Copy out the listing that follows exactly, dropping every picture.

::::::::

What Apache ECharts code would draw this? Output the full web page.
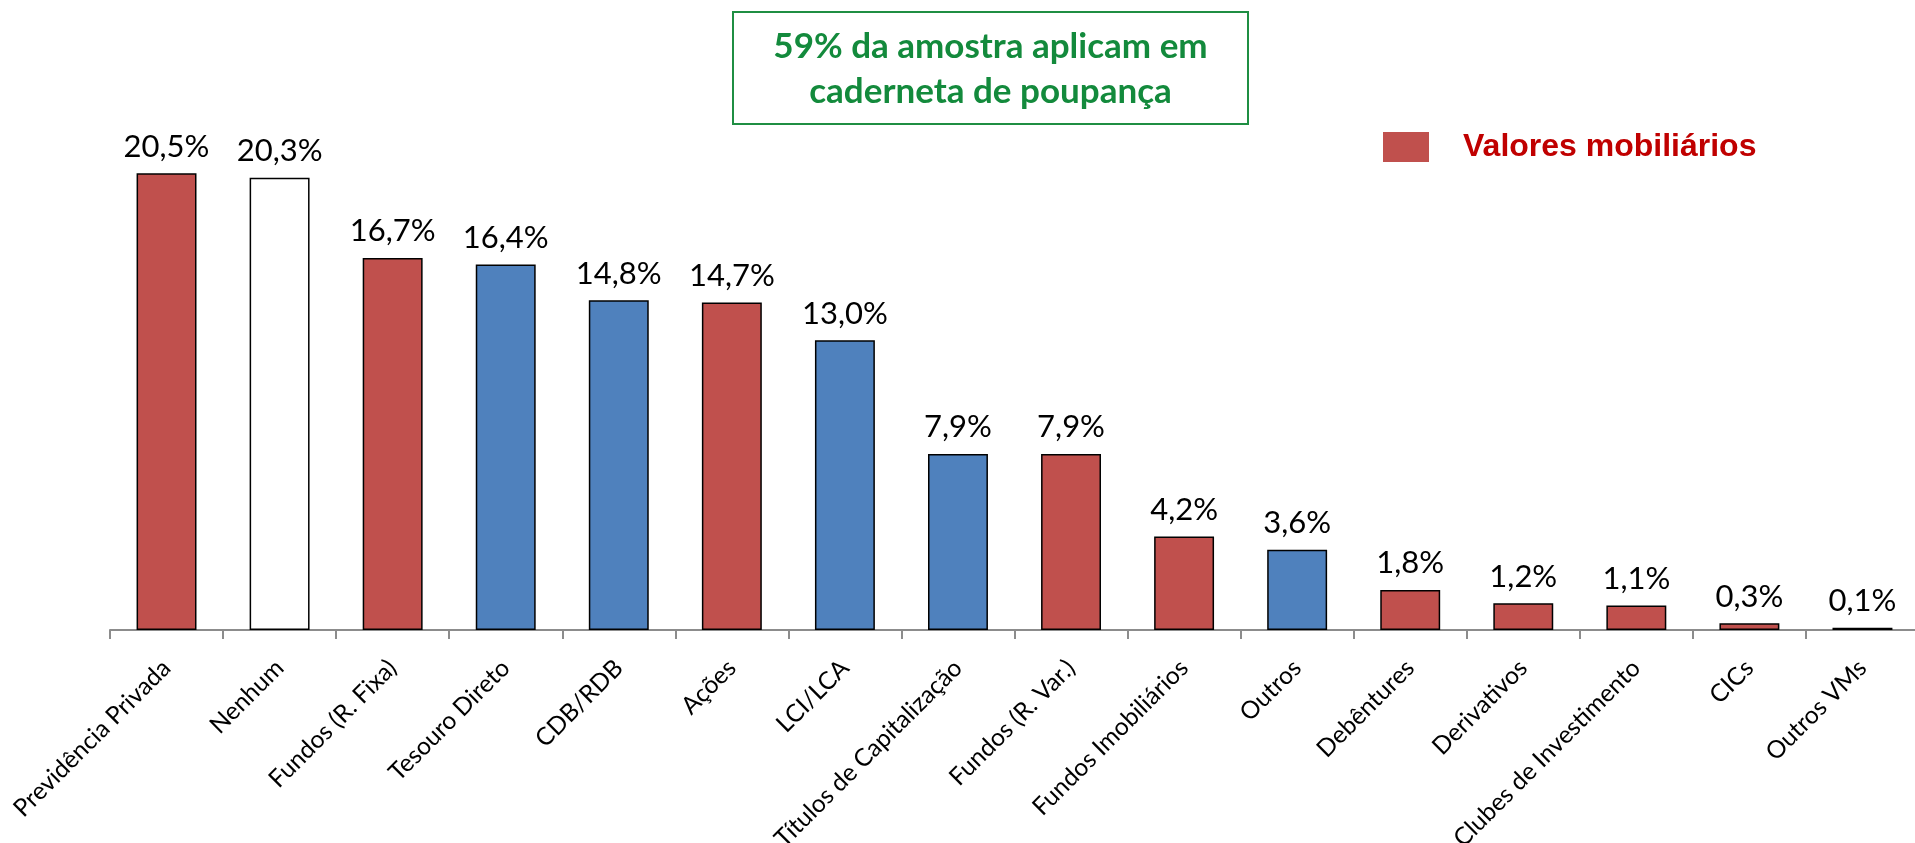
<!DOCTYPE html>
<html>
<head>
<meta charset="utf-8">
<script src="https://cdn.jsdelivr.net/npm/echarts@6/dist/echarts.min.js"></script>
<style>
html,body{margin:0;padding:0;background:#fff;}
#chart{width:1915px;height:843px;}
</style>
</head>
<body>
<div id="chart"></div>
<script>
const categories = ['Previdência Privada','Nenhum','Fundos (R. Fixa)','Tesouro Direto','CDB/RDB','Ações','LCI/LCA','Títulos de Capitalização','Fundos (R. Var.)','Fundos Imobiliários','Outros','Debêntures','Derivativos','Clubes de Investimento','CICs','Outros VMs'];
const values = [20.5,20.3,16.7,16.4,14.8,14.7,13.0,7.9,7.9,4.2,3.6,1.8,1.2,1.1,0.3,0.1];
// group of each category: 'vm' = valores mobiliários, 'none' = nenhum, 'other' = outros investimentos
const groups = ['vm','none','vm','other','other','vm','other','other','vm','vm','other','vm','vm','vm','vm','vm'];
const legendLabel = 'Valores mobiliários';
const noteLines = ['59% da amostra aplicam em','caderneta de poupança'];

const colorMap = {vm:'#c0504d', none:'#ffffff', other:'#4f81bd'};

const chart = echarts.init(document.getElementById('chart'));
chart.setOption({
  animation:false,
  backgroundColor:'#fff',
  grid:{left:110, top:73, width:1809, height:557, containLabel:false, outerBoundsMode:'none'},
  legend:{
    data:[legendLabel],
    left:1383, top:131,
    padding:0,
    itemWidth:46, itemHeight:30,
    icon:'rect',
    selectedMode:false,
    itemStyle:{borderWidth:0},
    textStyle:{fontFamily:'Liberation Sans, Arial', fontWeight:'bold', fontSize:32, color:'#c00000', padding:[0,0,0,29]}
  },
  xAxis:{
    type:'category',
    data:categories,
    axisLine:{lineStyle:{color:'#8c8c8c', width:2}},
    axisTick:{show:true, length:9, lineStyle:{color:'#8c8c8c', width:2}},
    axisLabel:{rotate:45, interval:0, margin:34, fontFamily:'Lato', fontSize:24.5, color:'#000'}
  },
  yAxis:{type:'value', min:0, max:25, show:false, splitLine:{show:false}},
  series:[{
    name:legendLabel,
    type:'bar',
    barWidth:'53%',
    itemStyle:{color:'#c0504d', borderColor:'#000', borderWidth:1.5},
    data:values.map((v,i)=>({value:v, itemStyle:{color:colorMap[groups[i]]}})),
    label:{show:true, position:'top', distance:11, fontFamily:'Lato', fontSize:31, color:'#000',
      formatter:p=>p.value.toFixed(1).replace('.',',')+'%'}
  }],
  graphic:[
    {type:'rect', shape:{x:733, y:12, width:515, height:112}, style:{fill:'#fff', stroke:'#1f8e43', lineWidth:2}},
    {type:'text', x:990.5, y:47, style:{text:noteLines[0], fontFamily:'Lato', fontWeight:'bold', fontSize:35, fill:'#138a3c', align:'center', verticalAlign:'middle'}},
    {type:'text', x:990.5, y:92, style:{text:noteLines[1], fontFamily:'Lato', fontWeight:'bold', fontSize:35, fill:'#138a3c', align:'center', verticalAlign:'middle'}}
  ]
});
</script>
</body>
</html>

::::::::

--- The reply ---
What Apache ECharts code would draw this? Output the full web page.
<!DOCTYPE html>
<html>
<head>
<meta charset="utf-8">
<script src="https://cdn.jsdelivr.net/npm/echarts@6/dist/echarts.min.js"></script>
<style>
html,body{margin:0;padding:0;background:#fff;}
#chart{width:1915px;height:843px;}
</style>
</head>
<body>
<div id="chart"></div>
<script>
const categories = ['Previdência Privada','Nenhum','Fundos (R. Fixa)','Tesouro Direto','CDB/RDB','Ações','LCI/LCA','Títulos de Capitalização','Fundos (R. Var.)','Fundos Imobiliários','Outros','Debêntures','Derivativos','Clubes de Investimento','CICs','Outros VMs'];
const values = [20.5,20.3,16.7,16.4,14.8,14.7,13.0,7.9,7.9,4.2,3.6,1.8,1.2,1.1,0.3,0.1];
// group of each category: 'vm' = valores mobiliários, 'none' = nenhum, 'other' = outros investimentos
const groups = ['vm','none','vm','other','other','vm','other','other','vm','vm','other','vm','vm','vm','vm','vm'];
const legendLabel = 'Valores mobiliários';
const noteLines = ['59% da amostra aplicam em','caderneta de poupança'];

const colorMap = {vm:'#c0504d', none:'#ffffff', other:'#4f81bd'};

const chart = echarts.init(document.getElementById('chart'));
chart.setOption({
  animation:false,
  backgroundColor:'#fff',
  grid:{left:110, top:73, width:1809, height:557, containLabel:false, outerBoundsMode:'none'},
  legend:{
    data:[legendLabel],
    left:1383, top:131,
    padding:0,
    itemWidth:46, itemHeight:30,
    icon:'rect',
    selectedMode:false,
    itemStyle:{borderWidth:0},
    textStyle:{fontFamily:'Liberation Sans, Arial', fontWeight:'bold', fontSize:32, color:'#c00000', padding:[0,0,0,29]}
  },
  xAxis:{
    type:'category',
    data:categories,
    axisLine:{lineStyle:{color:'#8c8c8c', width:2}},
    axisTick:{show:true, length:9, lineStyle:{color:'#8c8c8c', width:2}},
    axisLabel:{rotate:45, interval:0, margin:34, fontFamily:'Lato', fontSize:24.5, color:'#000'}
  },
  yAxis:{type:'value', min:0, max:25, show:false, splitLine:{show:false}},
  series:[{
    name:legendLabel,
    type:'bar',
    barWidth:'53%',
    itemStyle:{color:'#c0504d', borderColor:'#000', borderWidth:1.5},
    data:values.map((v,i)=>({value:v, itemStyle:{color:colorMap[groups[i]]}})),
    label:{show:true, position:'top', distance:11, fontFamily:'Lato', fontSize:31, color:'#000',
      formatter:p=>p.value.toFixed(1).replace('.',',')+'%'}
  }],
  graphic:[
    {type:'rect', shape:{x:733, y:12, width:515, height:112}, style:{fill:'#fff', stroke:'#1f8e43', lineWidth:2}},
    {type:'text', x:990.5, y:47, style:{text:noteLines[0], fontFamily:'Lato', fontWeight:'bold', fontSize:35, fill:'#138a3c', align:'center', verticalAlign:'middle'}},
    {type:'text', x:990.5, y:92, style:{text:noteLines[1], fontFamily:'Lato', fontWeight:'bold', fontSize:35, fill:'#138a3c', align:'center', verticalAlign:'middle'}}
  ]
});
</script>
</body>
</html>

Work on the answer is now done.